• [Instruction]:
Pictures are not part of the copy. Retype the lines from the first one through the line that contains "(6,542) rectangle (1176,547);".
+++
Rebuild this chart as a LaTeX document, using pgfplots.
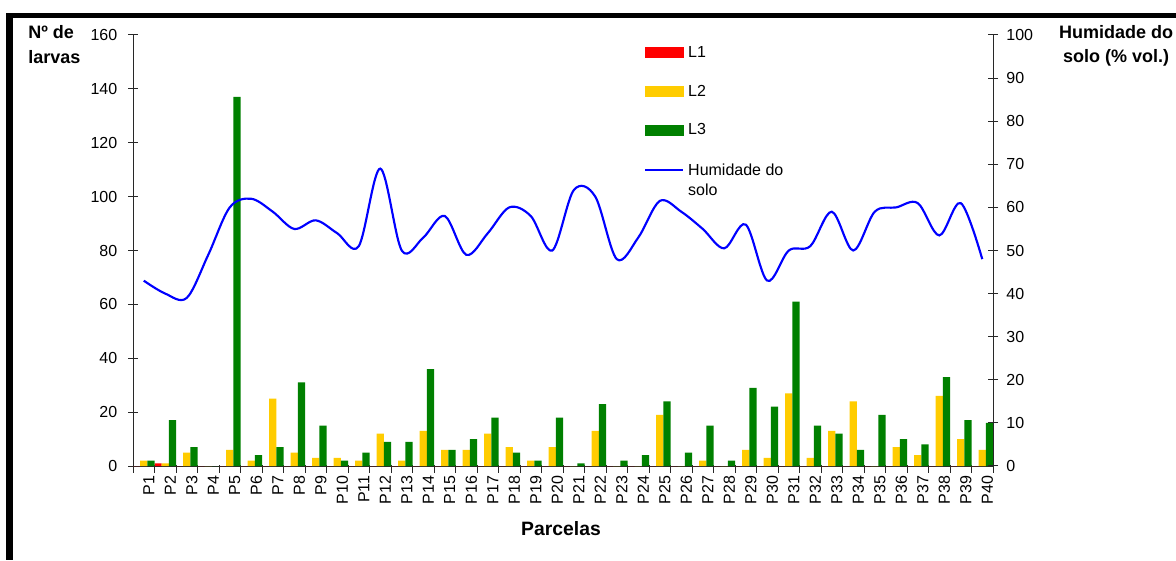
\documentclass[border=0pt]{standalone}
\usepackage{fontspec}
\setmainfont{Liberation Sans}
\usepackage{pgfplots}
\usepackage{pgfplotstable}
\pgfplotsset{compat=1.18}
\definecolor{cL1}{RGB}{255,0,0}
\definecolor{cL2}{RGB}{255,204,0}
\definecolor{cL3}{RGB}{0,128,0}
\definecolor{cH}{RGB}{0,0,255}
\definecolor{axc}{RGB}{40,40,40}

\pgfplotstableread{
x L1 L2 L3
1 0 2 2
2 1 1 17
3 0 5 7
4 0 0 0
5 0 6 137
6 0 2 4
7 0 25 7
8 0 5 31
9 0 3 15
10 0 3 2
11 0 2 5
12 0 12 9
13 0 2 9
14 0 13 36
15 0 6 6
16 0 6 10
17 0 12 18
18 0 7 5
19 0 2 2
20 0 7 18
21 0 0 1
22 0 13 23
23 0 0 2
24 0 0 4
25 0 19 24
26 0 0 5
27 0 2 15
28 0 0 2
29 0 6 29
30 0 3 22
31 0 27 61
32 0 3 15
33 0 13 12
34 0 24 6
35 0 0 19
36 0 7 10
37 0 4 8
38 0 26 33
39 0 10 17
40 0 6 16
}\bars

\pgfplotstableread{
x H
1 43
2 40
3 39
4 49
5 60
6 62
7 59
8 55
9 57
10 54
11 51
12 69
13 50
14 53
15 58
16 49
17 54
18 60
19 58
20 50
21 64
22 62.5
23 48
24 53
25 61.5
26 59
27 55
28 50.5
29 56
30 43
31 50
32 51
33 59
34 50
35 59
36 60
37 61
38 53.5
39 61
40 48
}\hum

\begin{document}
\begin{tikzpicture}[x=0.75pt,y=0.75pt]
\useasboundingbox (0,0) rectangle (1176,560);
\fill[white] (0,0) rectangle (1176,560);
\fill[black] (6,0) rectangle (12.7,547);
\fill[black] (6,542) rectangle (1176,547);

\begin{axis}[
  at={(99.75pt,70.5pt)}, anchor=south west,
  scale only axis, width=645pt, height=323.25pt,
  xmin=0.5, xmax=40.5, ymin=0, ymax=160,
  enlargelimits=false,
  axis x line*=bottom, axis y line*=left,
  axis line style={-, draw=axc, line width=0.75pt},
  ybar=0pt, bar width=5.375pt,
  xtick={1,...,40},
  xticklabels={P1,P2,P3,P4,P5,P6,P7,P8,P9,P10,P11,P12,P13,P14,P15,P16,P17,P18,P19,P20,P21,P22,P23,P24,P25,P26,P27,P28,P29,P30,P31,P32,P33,P34,P35,P36,P37,P38,P39,P40},
  major x tick style={draw=none},
  minor xtick={0.5,1.5,...,40.5},
  minor x tick style={draw=axc, line width=0.75pt, yshift=-2pt},
  minor tick length=6pt,
  ytick={0,20,...,160},
  major tick length=7.5pt,
  tick align=center,
  ytick style={draw=axc, line width=0.75pt},
  /pgf/number format/assume math mode=true,
  ticklabel style={font=\fontsize{12}{13}\selectfont},
  xticklabel style={rotate=90, anchor=east, yshift=-3.75pt},
  yticklabel style={xshift=-4.5pt},
  clip=false,
]
\addplot[fill=cL1, draw=none] table[x=x,y=L1]{\bars};
\addplot[fill=cL2, draw=none] table[x=x,y=L2]{\bars};
\addplot[fill=cL3, draw=none] table[x=x,y=L3]{\bars};
\end{axis}

\begin{axis}[
  at={(99.75pt,70.5pt)}, anchor=south west,
  scale only axis, width=645pt, height=323.25pt,
  xmin=0.5, xmax=40.5, ymin=0, ymax=100,
  enlargelimits=false,
  axis x line=none, axis y line*=right,
  axis line style={-, draw=axc, line width=0.75pt},
  ytick={0,10,...,100},
  major tick length=7.5pt,
  tick align=center,
  ytick style={draw=axc, line width=0.75pt},
  /pgf/number format/assume math mode=true,
  ticklabel style={font=\fontsize{12}{13}\selectfont},
  yticklabel style={xshift=2.75pt},
  clip=false,
  legend cell align=left,
  legend style={draw=none, fill=none, at={(axis description cs:0.5941,0.9745)}, anchor=north west,
    inner sep=0pt, row sep=19.2pt, column sep=3pt,
    nodes={inner sep=0pt}, font=\fontsize{12}{14.5}\selectfont},
]
\addlegendimage{legend image code/.code={\fill[cL1] (0pt,-3.75pt) rectangle (28.5pt,3.75pt);}}
\addlegendentry{L1}
\addlegendimage{legend image code/.code={\fill[cL2] (0pt,-3.75pt) rectangle (28.5pt,3.75pt);}}
\addlegendentry{L2}
\addlegendimage{legend image code/.code={\fill[cL3] (0pt,-3.75pt) rectangle (28.5pt,3.75pt);}}
\addlegendentry{L3}
\addplot[cH, line width=1.6pt, smooth, tension=0.55,
  legend image code/.code={\draw[cH, line width=1.5pt] (0pt,0pt)--(28.5pt,0pt);}]
  table[x=x,y=H]{\hum};
\addlegendentry{\begin{tabular}[t]{@{}l@{}}Humidade do\\solo\end{tabular}}
\end{axis}

\node[anchor=base west, font=\bfseries\fontsize{13.5}{15}\selectfont, inner sep=0pt] at (28,521) {Nº de};
\node[anchor=base west, font=\bfseries\fontsize{13.5}{15}\selectfont, inner sep=0pt] at (28,496) {larvas};
\node[anchor=base, font=\bfseries\fontsize{13.5}{15}\selectfont, inner sep=0pt] at (1116,521) {Humidade do};
\node[anchor=base, font=\bfseries\fontsize{13.5}{15}\selectfont, inner sep=0pt] at (1116,497) {solo (\% vol.)};
\node[anchor=base, font=\bfseries\fontsize{14.5}{16}\selectfont, inner sep=0pt] at (561,25) {Parcelas};
\end{tikzpicture}
\end{document}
+++
• [Solution for this exercise]:
Rebuild this chart as a LaTeX document, using pgfplots.
\documentclass[border=0pt]{standalone}
\usepackage{fontspec}
\setmainfont{Liberation Sans}
\usepackage{pgfplots}
\usepackage{pgfplotstable}
\pgfplotsset{compat=1.18}
\definecolor{cL1}{RGB}{255,0,0}
\definecolor{cL2}{RGB}{255,204,0}
\definecolor{cL3}{RGB}{0,128,0}
\definecolor{cH}{RGB}{0,0,255}
\definecolor{axc}{RGB}{40,40,40}

\pgfplotstableread{
x L1 L2 L3
1 0 2 2
2 1 1 17
3 0 5 7
4 0 0 0
5 0 6 137
6 0 2 4
7 0 25 7
8 0 5 31
9 0 3 15
10 0 3 2
11 0 2 5
12 0 12 9
13 0 2 9
14 0 13 36
15 0 6 6
16 0 6 10
17 0 12 18
18 0 7 5
19 0 2 2
20 0 7 18
21 0 0 1
22 0 13 23
23 0 0 2
24 0 0 4
25 0 19 24
26 0 0 5
27 0 2 15
28 0 0 2
29 0 6 29
30 0 3 22
31 0 27 61
32 0 3 15
33 0 13 12
34 0 24 6
35 0 0 19
36 0 7 10
37 0 4 8
38 0 26 33
39 0 10 17
40 0 6 16
}\bars

\pgfplotstableread{
x H
1 43
2 40
3 39
4 49
5 60
6 62
7 59
8 55
9 57
10 54
11 51
12 69
13 50
14 53
15 58
16 49
17 54
18 60
19 58
20 50
21 64
22 62.5
23 48
24 53
25 61.5
26 59
27 55
28 50.5
29 56
30 43
31 50
32 51
33 59
34 50
35 59
36 60
37 61
38 53.5
39 61
40 48
}\hum

\begin{document}
\begin{tikzpicture}[x=0.75pt,y=0.75pt]
\useasboundingbox (0,0) rectangle (1176,560);
\fill[white] (0,0) rectangle (1176,560);
\fill[black] (6,0) rectangle (12.7,547);
\fill[black] (6,542) rectangle (1176,547);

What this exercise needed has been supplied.